Publié sur L'Homme qui lit :
Les éditeurs régionaux, comme toutes les petites maisons d’éditions, souffrent de leur visibilité réduite dans un marché du livre aussi concurrentiel que prolifique, où les crises de boulimie éditoriales que représentent les sempiternelles rentrées littéraires forcent les maisons d’édition à se livrer à de véritables guerres marketing pour faire vendre du papier, avoir la meilleure visibilité en librairie ou la couverture presse la plus étendue possible. Difficile, dans ce contexte, de réussir à faire connaître ses auteurs. Un constat frustrant, surtout lorsque l’on déniche dans un salon littéraire un livre comme Le murmure des éoliennes.
Paul est psychiatre à Paris, et hérite à quarante-cinq ans d’une maison sur la côte atlantique, léguée par un oncle au même prénom que lui dont il n’avait jusque là jamais entendu parler. Pour ce père de famille divorcé, orphelin de ses deux parents, découvrir si tard que son père avait un frère jumeau ne sera pas sans remous. « On s’est construit sur un mensonge, un manque, et on se met à vaciller » . Dans la maison de l’oncle décédé, ce sont des souvenirs d’une vie qu’il n’a jamais soupçonnée qui l’assaillent, comme cette photo de son père et de son oncle posant de part et d’autre de sa mère, qui l’attend sur le bureau, accompagnée d’une lettre testamentaire sur ce secret de famille.
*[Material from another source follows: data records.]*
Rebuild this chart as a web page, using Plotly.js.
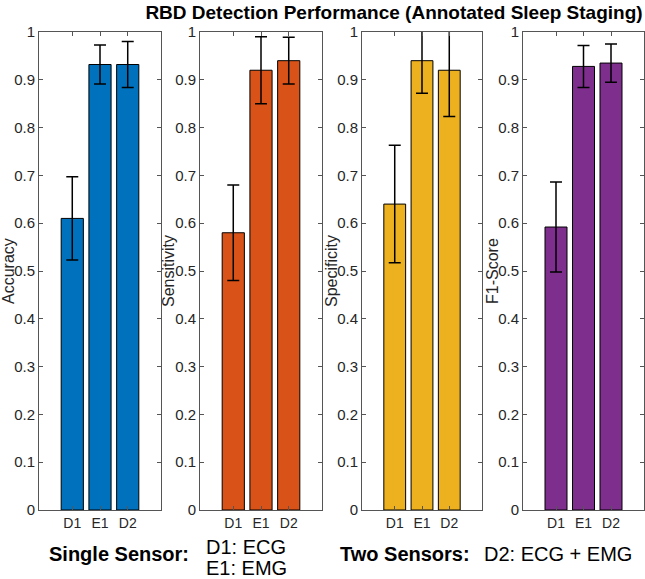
<!DOCTYPE html>
<html>
<head>
<meta charset="utf-8">
<script src="https://cdn.plot.ly/plotly-3.0.1.min.js"></script>
<style>html,body{margin:0;padding:0;background:#fff;}#chart{width:645px;height:579px;}</style>
</head>
<body>
<div id="chart"></div>
<script>
// ---- data ----
var categories = ["D1", "E1", "D2"];
var metrics = ["Accuracy", "Sensitivity", "Specificity", "F1-Score"];
var accuracy = [0.61, 0.932, 0.932];
var accuracyErr = [0.087, 0.041, 0.048];
var sensitivity = [0.58, 0.92, 0.94];
var sensitivityErr = [0.10, 0.07, 0.049];
var specificity = [0.64, 0.94, 0.92];
var specificityErr = [0.123, 0.068, 0.097];
var f1score = [0.592, 0.928, 0.935];
var f1scoreErr = [0.094, 0.044, 0.04];
var yTickVals = [0, 0.1, 0.2, 0.3, 0.4, 0.5, 0.6, 0.7, 0.8, 0.9, 1];
var yTickText = ["0", "0.1", "0.2", "0.3", "0.4", "0.5", "0.6", "0.7", "0.8", "0.9", "1"];

// ---- style ----
var W = 645, H = 579;
var colors = ["#0072BD", "#D95319", "#EDB120", "#7E2F8E"];
var panelX = [[39, 161], [200, 322], [362, 482], [523, 644]];
var yTopPx = 32, yBotPx = 510;
var ylabelX = [8, 168, 331, 492];
var series = [accuracy, sensitivity, specificity, f1score];
var errs = [accuracyErr, sensitivityErr, specificityErr, f1scoreErr];
var font = "Liberation Sans, Arial, Helvetica, sans-serif";
var axisColor = "#555555";
var xpos = categories.map(function (c, i) { return i + 1; });

var traces = [];
var layout = {
  width: W, height: H,
  margin: {l: 0, r: 0, t: 0, b: 0},
  paper_bgcolor: "#fff", plot_bgcolor: "#fff",
  showlegend: false,
  font: {family: font, color: "#262626", size: 14},
  title: {
    text: "<b>RBD Detection Performance (Annotated Sleep Staging)</b>",
    font: {family: font, size: 19, color: "#000"},
    x: 394 / W, xanchor: "center", xref: "paper",
    y: 1 - 12 / H, yanchor: "middle", yref: "container"
  },
  annotations: []
};

for (var k = 0; k < 4; k++) {
  var sx = k === 0 ? "" : String(k + 1);
  traces.push({
    type: "bar",
    x: xpos,
    y: series[k],
    width: 0.8,
    xaxis: "x" + sx,
    yaxis: "y" + sx,
    marker: {color: colors[k], line: {color: "#000", width: 1}},
    error_y: {type: "data", array: errs[k], visible: true, color: "#000", thickness: 1.5, width: 6},
    hoverinfo: "none"
  });
  layout["xaxis" + sx] = {
    domain: [panelX[k][0] / W, panelX[k][1] / W],
    anchor: "y" + sx,
    range: [-0.2, 4.2],
    tickvals: xpos,
    ticktext: categories,
    ticks: "inside", ticklen: 4, tickcolor: axisColor, tickwidth: 1,
    showline: true, linecolor: axisColor, linewidth: 1, mirror: "ticks",
    showgrid: false, zeroline: false,
    tickfont: {family: font, size: 14, color: "#262626"},
    fixedrange: true
  };
  layout["yaxis" + sx] = {
    domain: [1 - yBotPx / H, 1 - yTopPx / H],
    anchor: "x" + sx,
    range: [0, 1],
    tickvals: yTickVals,
    ticktext: yTickText,
    ticks: "inside", ticklen: 4, tickcolor: axisColor, tickwidth: 1,
    showline: true, linecolor: axisColor, linewidth: 1, mirror: "ticks",
    showgrid: false, zeroline: false,
    tickfont: {family: font, size: 15, color: "#262626"},
    fixedrange: true
  };
  layout.annotations.push({
    text: metrics[k], textangle: -90,
    xref: "paper", yref: "paper",
    x: ylabelX[k] / W, y: 1 - ((yTopPx + yBotPx) / 2) / H,
    xanchor: "center", yanchor: "middle", showarrow: false,
    font: {family: font, size: 16, color: "#262626"}
  });
}

function note(txt, xpx, ypx, bold, anchor) {
  layout.annotations.push({
    text: bold ? "<b>" + txt + "</b>" : txt,
    xref: "paper", yref: "paper",
    x: xpx / W, y: 1 - ypx / H,
    xanchor: anchor || "left", yanchor: "middle", showarrow: false,
    font: {family: font, size: 20, color: "#000"}
  });
}
note("Single Sensor:", 47, 554, true);
note("D1: ECG", 204, 547, false);
note("E1: EMG", 204, 568, false);
note("Two Sensors:", 338, 554, true);
note("D2: ECG + EMG", 482, 554, false);

Plotly.newPlot("chart", traces, layout, {staticPlot: true, displayModeBar: false});
</script>
</body>
</html>
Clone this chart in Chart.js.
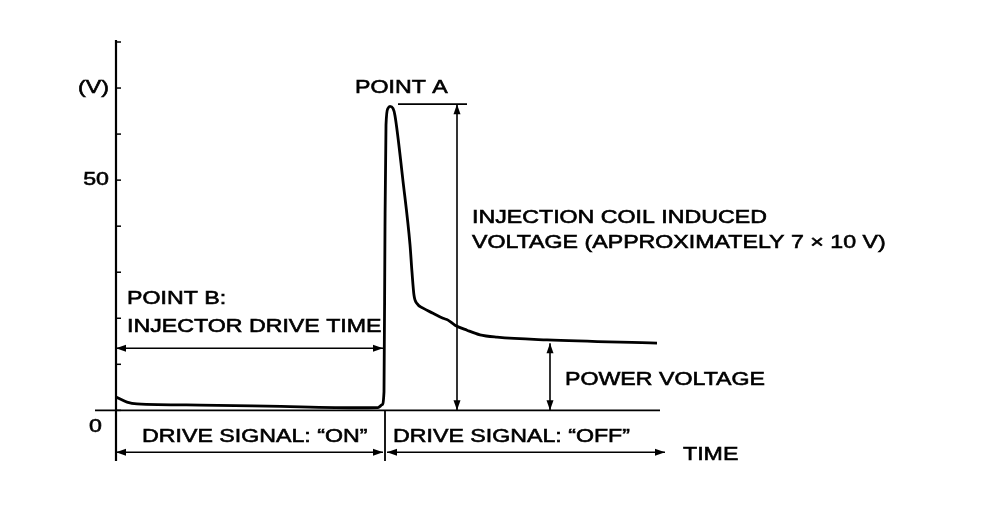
<!DOCTYPE html>
<html>
<head>
<meta charset="utf-8">
<script src="https://cdn.jsdelivr.net/npm/chart.js@4/dist/chart.umd.min.js"></script>
<style>
  body { margin: 0; background: #fff; }
  canvas { display: block; }
</style>
</head>
<body>
<canvas id="waveChart" width="992" height="522"></canvas>
<script>
// injector waveform, time in arbitrary units, voltage in V
const timeMs = [0, 0.11, 0.21, 0.84, 1.51, 2.44, 2.62, 2.66, 2.68, 2.69, 2.70, 2.72, 2.74, 2.77, 2.79,
  2.87, 2.94, 2.96, 2.98, 3.01, 3.07, 3.17, 3.27, 3.32, 3.39, 3.51, 3.64, 3.81, 4.31, 5.41];
const voltage = [2.9, 1.8, 1.4, 1.15, 0.93, 0.56, 0.6, 1.2, 4, 40, 62, 65.6, 66.0, 65.6, 64.0,
  49.8, 36, 30, 25, 23.2, 22.2, 21.1, 20.0, 19.6, 18.5, 17.4, 16.4, 15.9, 15.3, 14.6];
const yTicks = [0, 10, 20, 30, 40, 50, 60, 70, 80];
const yTickLabels = { 0: '0', 50: '50', 70: '(V)' };

const driveOff = 2.69;
const peakVolt = 66.5;
const powerVolt = 14.6;

// text notes placed in data units (x = time, y = volt)
const notes = [
  { text: 'POINT A', x: 2.39, y: 70.0 },
  { text: 'INJECTION COIL INDUCED', x: 3.56, y: 41.8 },
  { text: 'VOLTAGE (APPROXIMATELY 7 \u00d7 10 V)', x: 3.56, y: 36.3 },
  { text: 'POINT B:', x: 0.11, y: 24.2 },
  { text: 'INJECTOR DRIVE TIME', x: 0.11, y: 18.1 },
  { text: 'POWER VOLTAGE', x: 4.49, y: 6.6 },
  { text: 'DRIVE SIGNAL: \u201cON\u201d', x: 0.26, y: -5.8 },
  { text: 'DRIVE SIGNAL: \u201cOFF\u201d', x: 2.77, y: -5.8 },
  { text: 'TIME', x: 5.67, y: -9.7 }
];

const FONT = '19px "Liberation Sans", Arial, sans-serif';
const STRETCH = 1.22;

function drawText(ctx, text, x, y, align) {
  ctx.save();
  ctx.translate(x, y);
  ctx.scale(STRETCH, 1);
  ctx.textAlign = align || 'left';
  ctx.lineWidth = 0.6;
  ctx.fillText(text, 0, 0);
  ctx.strokeText(text, 0, 0); // scanned text looks heavier
  ctx.restore();
}

function head(ctx, x, y, ang) {
  const len = 10, w = 3.5;
  ctx.save();
  ctx.translate(x, y);
  ctx.rotate(ang);
  ctx.beginPath();
  ctx.moveTo(0, 0);
  ctx.lineTo(-len, -w);
  ctx.lineTo(-len, w);
  ctx.closePath();
  ctx.fill();
  ctx.restore();
}

function line(ctx, x1, y1, x2, y2, lw) {
  ctx.lineWidth = lw || 1.5;
  ctx.beginPath();
  ctx.moveTo(x1, y1);
  ctx.lineTo(x2, y2);
  ctx.stroke();
}

function dblArrow(ctx, x1, y1, x2, y2) {
  line(ctx, x1, y1, x2, y2, 1.6);
  const a = Math.atan2(y2 - y1, x2 - x1);
  head(ctx, x2, y2, a);
  head(ctx, x1, y1, a + Math.PI);
}

const diagramPlugin = {
  id: 'diagram',
  afterDatasetsDraw(chart) {
    const ctx = chart.ctx;
    const area = chart.chartArea;
    const px = v => chart.scales.x.getPixelForValue(v);
    const py = v => chart.scales.y.getPixelForValue(v);
    const x0 = px(0), y0 = py(0);

    ctx.save();
    ctx.strokeStyle = '#000';
    ctx.fillStyle = '#000';
    ctx.font = FONT;
    ctx.textBaseline = 'middle';

    // axes
    line(ctx, x0, area.top - 2, x0, area.bottom, 2.2);
    line(ctx, x0 - 21, y0, px(5.44), y0, 1.8);
    yTicks.forEach(t => line(ctx, x0, py(t), x0 + 5, py(t), 1.5));
    Object.keys(yTickLabels).forEach(k => {
      const v = Number(k);
      const off = v === 0 ? 14 : 7;
      drawText(ctx, yTickLabels[k], x0 - off, v === 0 ? py(v) + 16 : py(v), 'right');
    });

    // drive on/off boundary
    line(ctx, px(driveOff), y0, px(driveOff), area.bottom, 1.8);

    // point A reference and induced voltage arrow
    line(ctx, px(2.82), py(peakVolt), px(3.51), py(peakVolt), 1.6);
    dblArrow(ctx, px(3.41), py(peakVolt), px(3.41), y0);

    // power voltage arrow
    dblArrow(ctx, px(4.34), py(powerVolt), px(4.34), y0);

    // injector drive time arrow
    dblArrow(ctx, x0, py(13.5), px(driveOff - 0.02), py(13.5));

    // drive signal arrows
    dblArrow(ctx, x0, py(-9.1), px(driveOff - 0.02), py(-9.1));
    dblArrow(ctx, px(driveOff + 0.02), py(-9.1), px(5.49), py(-9.1));

    notes.forEach(n => drawText(ctx, n.text, px(n.x), py(n.y)));
    ctx.restore();
  }
};

new Chart(document.getElementById('waveChart'), {
  type: 'line',
  data: {
    datasets: [{
      data: timeMs.map((t, i) => ({ x: t, y: voltage[i] })),
      borderColor: '#000',
      borderWidth: 2.8,
      pointRadius: 0,
      cubicInterpolationMode: 'monotone',
      fill: false
    }]
  },
  options: {
    responsive: false,
    animation: false,
    layout: { padding: { left: 116, right: 316, top: 42, bottom: 61 } },
    scales: {
      x: { type: 'linear', min: 0, max: 5.6, display: false },
      y: { min: -11, max: 80, display: false }
    },
    plugins: { legend: { display: false }, tooltip: { enabled: false } }
  },
  plugins: [diagramPlugin]
});
</script>
</body>
</html>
Mon cœur se met à battre plus vite. Ce n’est pas évident de recevoir un courrier de quelqu’un que l’on n’a pas connu et qu’on ne connaîtra jamais, c’est comme un message de l’au-delà, la lumière d’une étoile morte.
Dans ce village qu’on imagine aisément situé à deux pas du littoral vendéen, Paul ira à la rencontre du souvenir de son oncle, médecin « des familles et des gens seuls » installé là quelques décennies plus tôt, et adopté par tous les habitants. Il y fera la rencontre de Claire, une jeune femme ayant bien connu son oncle, et qui connaît elle-même quelques moments difficiles dans sa vie de famille, sa sœur jumelle et elle devant accompagner un frère schizophrène, comme un volcan toujours au bord de l’éruption.
Ce sera, quelques temps après, son ami d’enfance qui le rejoindra dans la maison atlantique aux murs blancs et aux volets bleus, au pied des éoliennes. Blaise est abattu par une séparation à laquelle il ne s’attendait pas, et c’est auprès de son complice de toujours qu’il viendra chercher soutien et réconfort. Les deux hommes ne resteront pas insensibles aux charmes de Claire, et tandis que tous les trois courent ensemble régulièrement pour préparer le marathon de Paris, un triangle amoureux se dessine au fil des pages, comme une étrange résonance à un passé tenu secret.
La vie est multiple et imprévisible, concrète et rêvée, toujours instable, à construire, à reconstruire lorsque le hasard vient en détruire le fragile ordonnancement. La vie prend un malin plaisir à jouer, à redistribuer les cartes, c’est ce qui fait son drame et sa beauté.
Le murmure des éoliennes fut une très belle découverte, un roman riche de l’expérience de son auteur lui-même psychiatre en Vendée. Je l’ai lu avec beaucoup de plaisir, tant pour ses trois personnages attachants, gravitant autour d’un secret de famille, que pour son écriture enivrante, aussi belle sur la forme que précise sur le fond. Un roman que je recommande fortement, et auquel il faut souhaiter un grand succès.